> [Exercise] Each line in the entries below that holds the string "this" is to be listed.

> [Listed records]
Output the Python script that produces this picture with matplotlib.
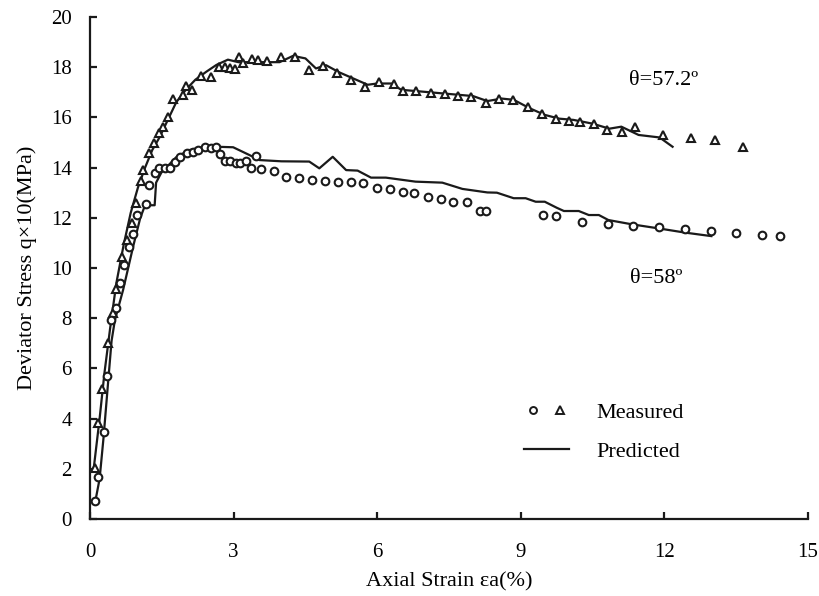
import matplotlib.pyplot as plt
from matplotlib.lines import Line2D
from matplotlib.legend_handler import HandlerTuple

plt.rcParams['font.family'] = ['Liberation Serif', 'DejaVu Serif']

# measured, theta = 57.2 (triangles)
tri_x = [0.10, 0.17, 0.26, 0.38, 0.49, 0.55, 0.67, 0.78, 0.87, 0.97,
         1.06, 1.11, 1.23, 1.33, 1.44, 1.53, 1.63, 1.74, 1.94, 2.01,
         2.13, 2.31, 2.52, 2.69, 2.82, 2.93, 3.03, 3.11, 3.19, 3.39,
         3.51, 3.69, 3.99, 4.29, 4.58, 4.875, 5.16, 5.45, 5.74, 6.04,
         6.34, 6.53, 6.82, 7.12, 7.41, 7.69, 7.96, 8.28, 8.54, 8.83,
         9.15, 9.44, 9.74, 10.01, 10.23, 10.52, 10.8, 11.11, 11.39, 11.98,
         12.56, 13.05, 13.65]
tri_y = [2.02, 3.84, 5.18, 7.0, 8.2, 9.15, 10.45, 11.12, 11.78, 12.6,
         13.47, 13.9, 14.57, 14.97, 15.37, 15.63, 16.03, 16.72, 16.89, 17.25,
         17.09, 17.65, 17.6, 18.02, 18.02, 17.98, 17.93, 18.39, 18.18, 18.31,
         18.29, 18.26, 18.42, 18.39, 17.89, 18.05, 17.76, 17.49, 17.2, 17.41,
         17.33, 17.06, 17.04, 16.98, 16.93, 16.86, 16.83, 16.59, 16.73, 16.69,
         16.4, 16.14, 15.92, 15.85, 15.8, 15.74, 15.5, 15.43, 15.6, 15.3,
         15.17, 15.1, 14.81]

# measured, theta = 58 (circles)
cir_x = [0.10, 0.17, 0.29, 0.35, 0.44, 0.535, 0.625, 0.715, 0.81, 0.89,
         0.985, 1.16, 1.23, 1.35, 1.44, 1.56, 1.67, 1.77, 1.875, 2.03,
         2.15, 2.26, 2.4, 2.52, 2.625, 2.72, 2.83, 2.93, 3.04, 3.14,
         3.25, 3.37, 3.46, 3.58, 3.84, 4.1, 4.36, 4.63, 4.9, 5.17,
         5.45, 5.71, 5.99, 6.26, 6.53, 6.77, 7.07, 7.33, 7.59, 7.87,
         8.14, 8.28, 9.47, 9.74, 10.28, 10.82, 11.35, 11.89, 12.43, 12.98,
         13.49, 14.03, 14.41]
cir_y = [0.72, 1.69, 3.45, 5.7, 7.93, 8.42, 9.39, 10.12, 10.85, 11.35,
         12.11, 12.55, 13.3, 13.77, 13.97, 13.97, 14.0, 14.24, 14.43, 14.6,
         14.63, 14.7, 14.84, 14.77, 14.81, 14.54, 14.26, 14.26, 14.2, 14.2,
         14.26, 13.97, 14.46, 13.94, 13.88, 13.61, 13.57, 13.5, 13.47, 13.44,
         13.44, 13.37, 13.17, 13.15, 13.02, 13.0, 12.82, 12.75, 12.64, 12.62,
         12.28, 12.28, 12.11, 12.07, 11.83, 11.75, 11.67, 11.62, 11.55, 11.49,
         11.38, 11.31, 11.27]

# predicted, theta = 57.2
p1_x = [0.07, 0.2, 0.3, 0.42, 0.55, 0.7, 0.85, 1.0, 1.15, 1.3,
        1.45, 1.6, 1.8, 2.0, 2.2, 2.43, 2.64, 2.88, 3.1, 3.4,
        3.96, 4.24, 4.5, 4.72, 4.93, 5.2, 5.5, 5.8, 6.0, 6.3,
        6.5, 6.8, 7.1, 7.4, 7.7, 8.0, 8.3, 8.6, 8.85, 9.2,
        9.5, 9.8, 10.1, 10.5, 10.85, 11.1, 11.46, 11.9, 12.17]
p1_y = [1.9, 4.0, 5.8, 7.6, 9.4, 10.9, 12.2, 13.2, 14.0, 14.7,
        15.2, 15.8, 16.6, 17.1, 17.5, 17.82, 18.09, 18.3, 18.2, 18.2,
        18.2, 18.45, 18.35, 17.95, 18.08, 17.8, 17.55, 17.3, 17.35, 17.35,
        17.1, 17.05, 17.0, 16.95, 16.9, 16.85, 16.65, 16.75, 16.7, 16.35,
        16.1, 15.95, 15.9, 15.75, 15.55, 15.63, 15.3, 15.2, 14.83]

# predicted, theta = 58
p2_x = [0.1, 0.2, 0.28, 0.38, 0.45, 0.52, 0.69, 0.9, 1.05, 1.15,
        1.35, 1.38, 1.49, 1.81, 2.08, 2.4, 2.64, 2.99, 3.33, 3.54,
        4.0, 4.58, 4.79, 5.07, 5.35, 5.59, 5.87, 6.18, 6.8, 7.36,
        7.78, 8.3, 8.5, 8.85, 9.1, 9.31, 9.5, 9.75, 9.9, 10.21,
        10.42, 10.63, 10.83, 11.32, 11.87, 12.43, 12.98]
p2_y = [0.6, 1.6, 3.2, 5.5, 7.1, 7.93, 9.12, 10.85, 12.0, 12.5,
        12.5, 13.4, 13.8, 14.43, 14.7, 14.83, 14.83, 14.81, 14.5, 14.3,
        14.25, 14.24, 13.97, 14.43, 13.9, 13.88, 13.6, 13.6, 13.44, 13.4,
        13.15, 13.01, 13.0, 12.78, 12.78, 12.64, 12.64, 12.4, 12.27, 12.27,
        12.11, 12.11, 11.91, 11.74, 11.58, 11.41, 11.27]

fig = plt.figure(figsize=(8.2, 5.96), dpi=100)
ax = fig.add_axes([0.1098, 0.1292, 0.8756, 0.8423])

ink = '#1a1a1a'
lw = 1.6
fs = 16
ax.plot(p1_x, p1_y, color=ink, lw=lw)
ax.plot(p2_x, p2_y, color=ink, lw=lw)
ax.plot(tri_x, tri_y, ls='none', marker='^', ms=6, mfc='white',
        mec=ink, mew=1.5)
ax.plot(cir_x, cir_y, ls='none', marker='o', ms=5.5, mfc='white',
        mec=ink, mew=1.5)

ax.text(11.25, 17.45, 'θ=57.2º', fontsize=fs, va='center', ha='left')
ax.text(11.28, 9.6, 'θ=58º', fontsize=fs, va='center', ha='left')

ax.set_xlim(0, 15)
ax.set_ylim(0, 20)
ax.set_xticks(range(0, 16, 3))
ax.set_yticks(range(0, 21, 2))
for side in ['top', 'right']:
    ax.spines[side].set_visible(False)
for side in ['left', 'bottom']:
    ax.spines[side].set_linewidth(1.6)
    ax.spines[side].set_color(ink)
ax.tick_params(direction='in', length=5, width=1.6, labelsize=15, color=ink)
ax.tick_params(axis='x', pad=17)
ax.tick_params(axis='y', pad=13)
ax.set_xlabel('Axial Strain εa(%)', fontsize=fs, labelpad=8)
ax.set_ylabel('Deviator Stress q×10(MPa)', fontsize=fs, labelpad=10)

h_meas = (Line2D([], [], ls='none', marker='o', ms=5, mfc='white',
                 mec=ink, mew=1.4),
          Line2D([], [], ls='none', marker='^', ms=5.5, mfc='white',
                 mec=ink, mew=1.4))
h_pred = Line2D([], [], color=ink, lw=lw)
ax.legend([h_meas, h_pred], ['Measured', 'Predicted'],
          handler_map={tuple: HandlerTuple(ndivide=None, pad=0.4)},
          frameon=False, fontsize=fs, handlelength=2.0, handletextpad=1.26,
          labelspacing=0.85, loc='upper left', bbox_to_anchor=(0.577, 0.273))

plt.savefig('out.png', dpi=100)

* * *

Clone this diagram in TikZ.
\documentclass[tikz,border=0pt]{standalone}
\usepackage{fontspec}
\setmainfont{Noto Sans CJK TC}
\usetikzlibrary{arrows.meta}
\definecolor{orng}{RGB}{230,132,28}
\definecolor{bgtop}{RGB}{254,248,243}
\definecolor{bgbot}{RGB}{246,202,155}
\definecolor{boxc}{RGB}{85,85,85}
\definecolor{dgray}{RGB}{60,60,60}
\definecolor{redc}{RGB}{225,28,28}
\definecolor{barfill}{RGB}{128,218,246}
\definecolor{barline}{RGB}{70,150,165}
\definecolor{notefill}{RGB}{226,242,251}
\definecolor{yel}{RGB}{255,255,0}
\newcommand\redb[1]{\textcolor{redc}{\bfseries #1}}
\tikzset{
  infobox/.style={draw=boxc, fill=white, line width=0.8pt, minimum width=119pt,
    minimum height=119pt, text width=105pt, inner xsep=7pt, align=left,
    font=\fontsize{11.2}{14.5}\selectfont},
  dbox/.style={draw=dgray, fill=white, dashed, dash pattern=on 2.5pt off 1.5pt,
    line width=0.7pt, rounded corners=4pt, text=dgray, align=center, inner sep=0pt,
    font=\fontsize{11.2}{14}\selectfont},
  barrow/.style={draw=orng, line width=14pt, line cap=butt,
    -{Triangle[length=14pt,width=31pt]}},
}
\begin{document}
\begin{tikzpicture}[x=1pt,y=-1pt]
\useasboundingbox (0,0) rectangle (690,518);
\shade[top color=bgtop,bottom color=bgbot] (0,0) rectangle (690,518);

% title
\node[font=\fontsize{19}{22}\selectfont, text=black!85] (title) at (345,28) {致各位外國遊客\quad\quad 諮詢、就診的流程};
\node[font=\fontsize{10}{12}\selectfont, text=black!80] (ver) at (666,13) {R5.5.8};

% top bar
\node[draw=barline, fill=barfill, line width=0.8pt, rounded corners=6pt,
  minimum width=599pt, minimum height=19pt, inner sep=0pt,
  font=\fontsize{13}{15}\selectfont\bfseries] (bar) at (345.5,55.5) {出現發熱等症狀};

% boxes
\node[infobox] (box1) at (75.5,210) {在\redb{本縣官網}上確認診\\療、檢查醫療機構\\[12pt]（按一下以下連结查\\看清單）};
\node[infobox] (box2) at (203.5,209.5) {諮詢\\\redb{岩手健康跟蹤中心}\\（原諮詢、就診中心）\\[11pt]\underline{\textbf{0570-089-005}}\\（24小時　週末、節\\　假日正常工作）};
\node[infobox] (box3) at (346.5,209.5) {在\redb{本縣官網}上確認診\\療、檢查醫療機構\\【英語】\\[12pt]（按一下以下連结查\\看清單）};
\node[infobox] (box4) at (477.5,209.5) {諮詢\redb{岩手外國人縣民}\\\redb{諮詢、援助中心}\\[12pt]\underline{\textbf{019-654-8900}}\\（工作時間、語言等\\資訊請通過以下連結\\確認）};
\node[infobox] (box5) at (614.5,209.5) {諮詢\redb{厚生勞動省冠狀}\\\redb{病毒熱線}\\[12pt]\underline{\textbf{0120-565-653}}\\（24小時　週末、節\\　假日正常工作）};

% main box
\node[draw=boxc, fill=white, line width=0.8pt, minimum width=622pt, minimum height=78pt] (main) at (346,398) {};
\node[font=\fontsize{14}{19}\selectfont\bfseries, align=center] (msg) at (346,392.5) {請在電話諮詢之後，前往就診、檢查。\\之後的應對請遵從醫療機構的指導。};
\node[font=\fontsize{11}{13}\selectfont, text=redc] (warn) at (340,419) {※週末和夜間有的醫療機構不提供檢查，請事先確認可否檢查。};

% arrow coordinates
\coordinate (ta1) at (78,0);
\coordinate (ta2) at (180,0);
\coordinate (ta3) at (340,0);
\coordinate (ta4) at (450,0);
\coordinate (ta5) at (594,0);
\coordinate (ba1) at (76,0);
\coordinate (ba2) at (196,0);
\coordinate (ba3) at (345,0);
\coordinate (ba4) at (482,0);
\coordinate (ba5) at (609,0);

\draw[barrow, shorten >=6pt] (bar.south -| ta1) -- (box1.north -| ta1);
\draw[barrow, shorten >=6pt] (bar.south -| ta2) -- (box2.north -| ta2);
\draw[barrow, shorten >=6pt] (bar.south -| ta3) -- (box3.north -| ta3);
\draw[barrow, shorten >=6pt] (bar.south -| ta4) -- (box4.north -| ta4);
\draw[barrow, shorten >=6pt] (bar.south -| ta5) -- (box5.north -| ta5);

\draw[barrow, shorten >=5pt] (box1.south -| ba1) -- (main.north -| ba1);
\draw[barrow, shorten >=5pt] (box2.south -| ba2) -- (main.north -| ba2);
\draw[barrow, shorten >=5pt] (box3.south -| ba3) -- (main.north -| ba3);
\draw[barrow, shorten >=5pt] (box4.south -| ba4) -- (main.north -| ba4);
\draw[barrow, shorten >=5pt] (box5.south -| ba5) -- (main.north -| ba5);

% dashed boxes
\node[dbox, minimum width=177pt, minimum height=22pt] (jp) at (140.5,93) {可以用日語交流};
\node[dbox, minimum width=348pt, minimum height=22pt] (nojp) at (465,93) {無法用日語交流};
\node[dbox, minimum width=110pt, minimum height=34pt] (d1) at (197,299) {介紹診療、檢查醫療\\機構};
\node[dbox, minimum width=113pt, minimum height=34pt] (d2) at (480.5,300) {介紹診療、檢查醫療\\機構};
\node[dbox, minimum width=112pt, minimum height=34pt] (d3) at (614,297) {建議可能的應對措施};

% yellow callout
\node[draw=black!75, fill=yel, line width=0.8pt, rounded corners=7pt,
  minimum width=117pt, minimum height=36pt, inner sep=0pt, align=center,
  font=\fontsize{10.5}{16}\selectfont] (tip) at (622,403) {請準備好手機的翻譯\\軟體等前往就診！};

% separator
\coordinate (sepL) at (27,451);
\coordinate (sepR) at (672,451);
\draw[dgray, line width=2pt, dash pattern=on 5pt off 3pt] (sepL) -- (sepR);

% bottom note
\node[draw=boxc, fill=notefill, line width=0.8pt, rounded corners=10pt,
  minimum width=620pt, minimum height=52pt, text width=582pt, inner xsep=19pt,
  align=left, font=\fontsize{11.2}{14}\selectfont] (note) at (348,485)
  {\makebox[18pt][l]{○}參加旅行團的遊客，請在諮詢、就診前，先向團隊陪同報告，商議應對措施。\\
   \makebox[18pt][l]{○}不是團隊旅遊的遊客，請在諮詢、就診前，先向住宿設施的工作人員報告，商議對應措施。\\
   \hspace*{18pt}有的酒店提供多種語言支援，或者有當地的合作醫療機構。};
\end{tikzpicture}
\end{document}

==

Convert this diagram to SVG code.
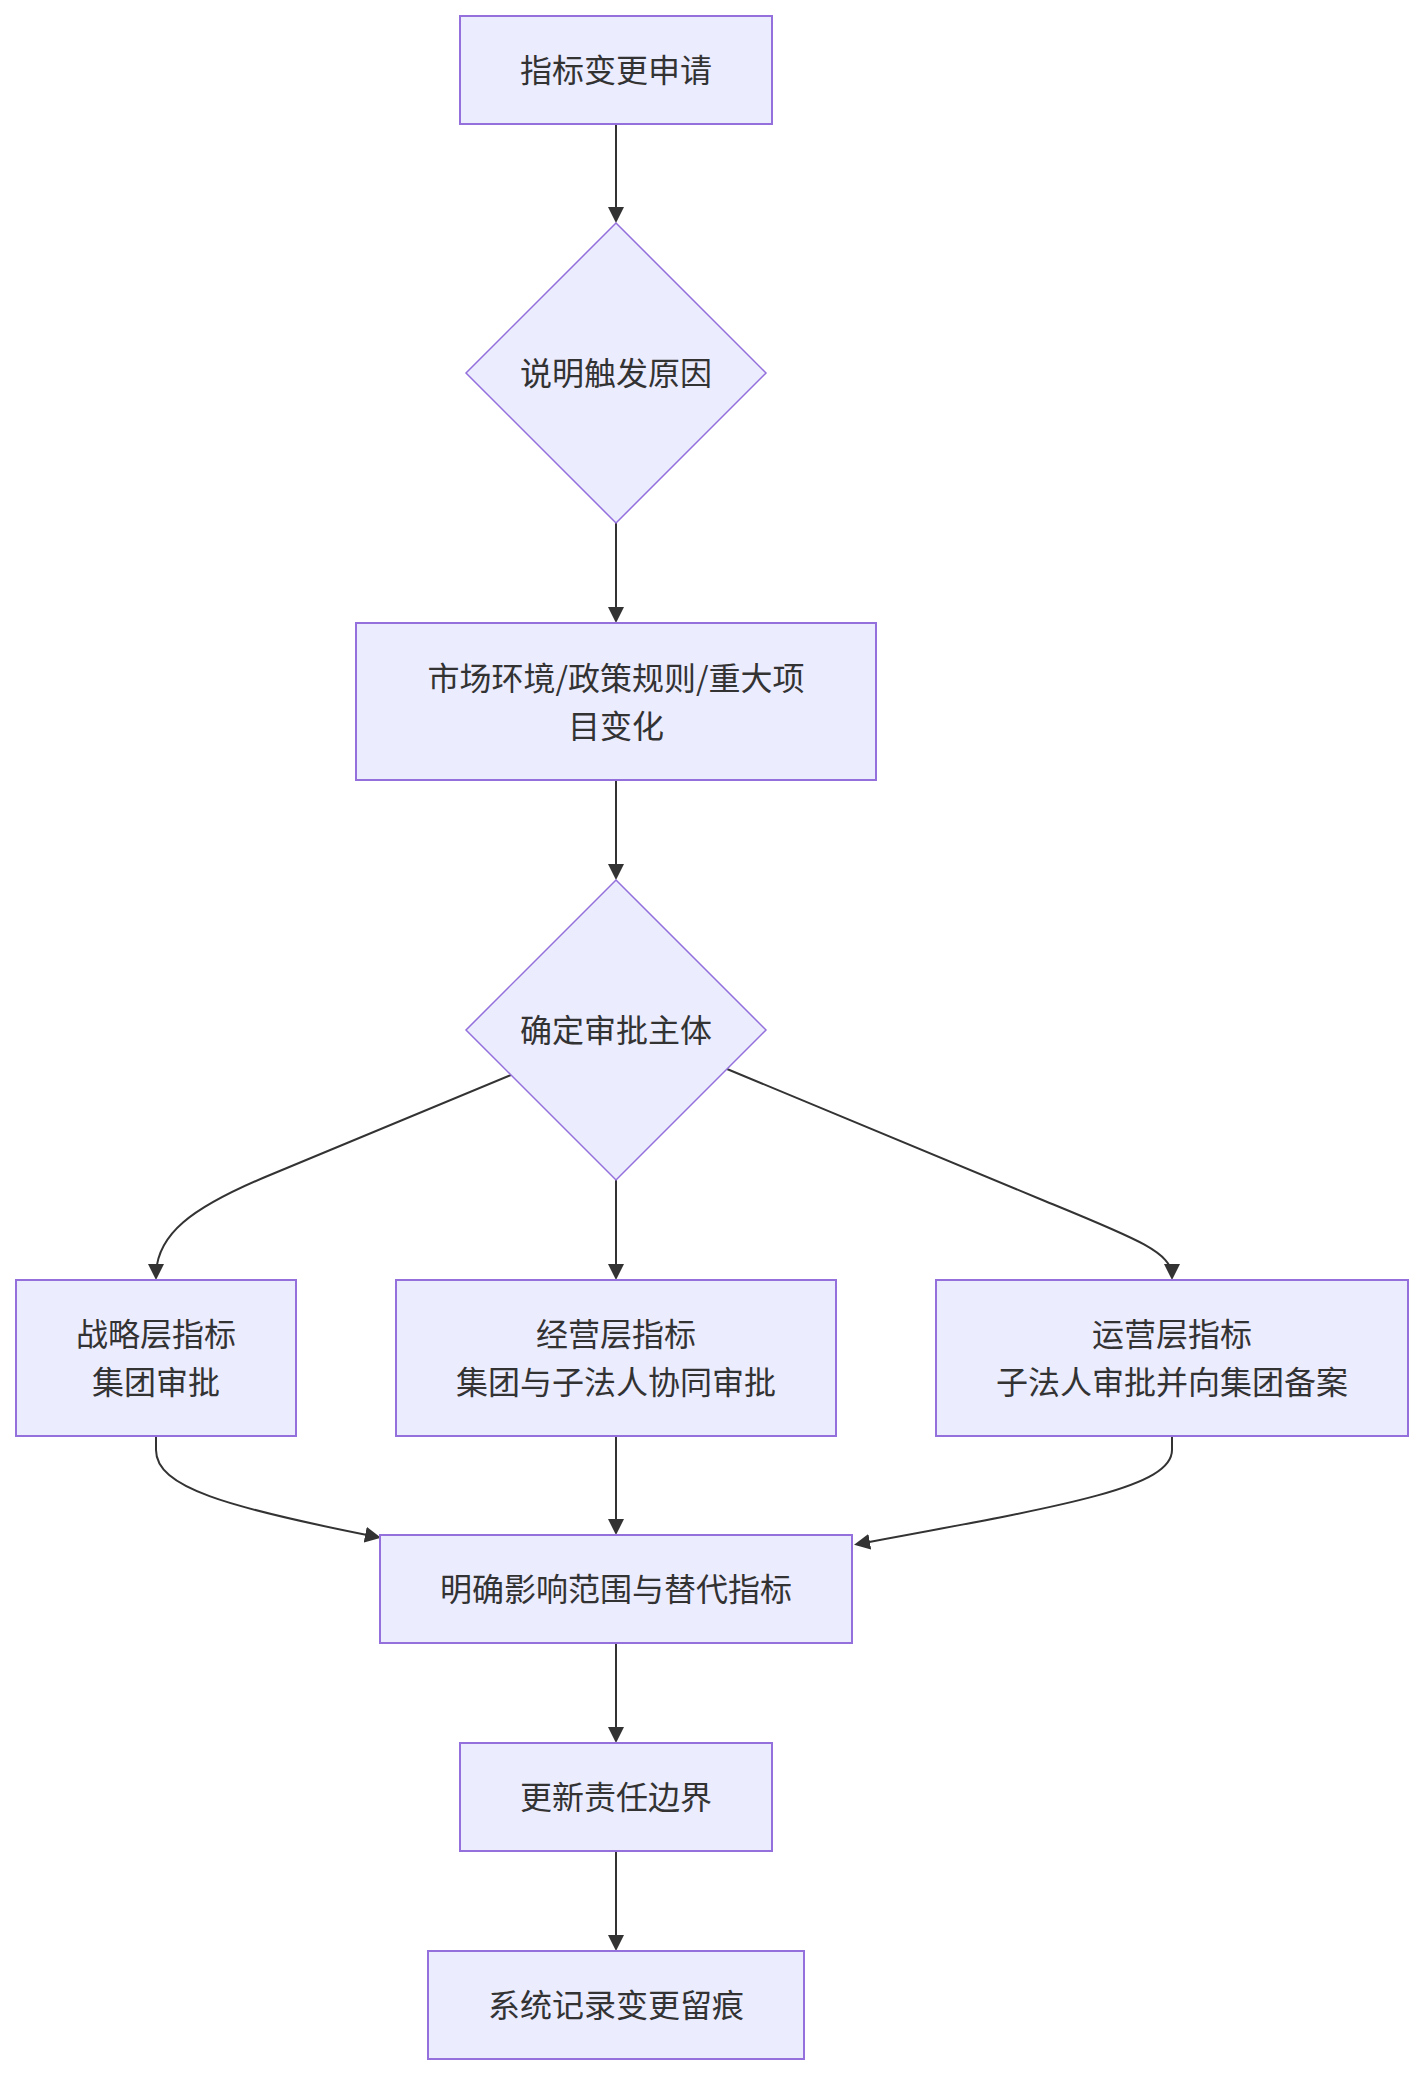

> [Full solution]
Output the Python script that produces this picture with matplotlib.
Clone this diagram in TikZ.
Convert this diagram to SVG code.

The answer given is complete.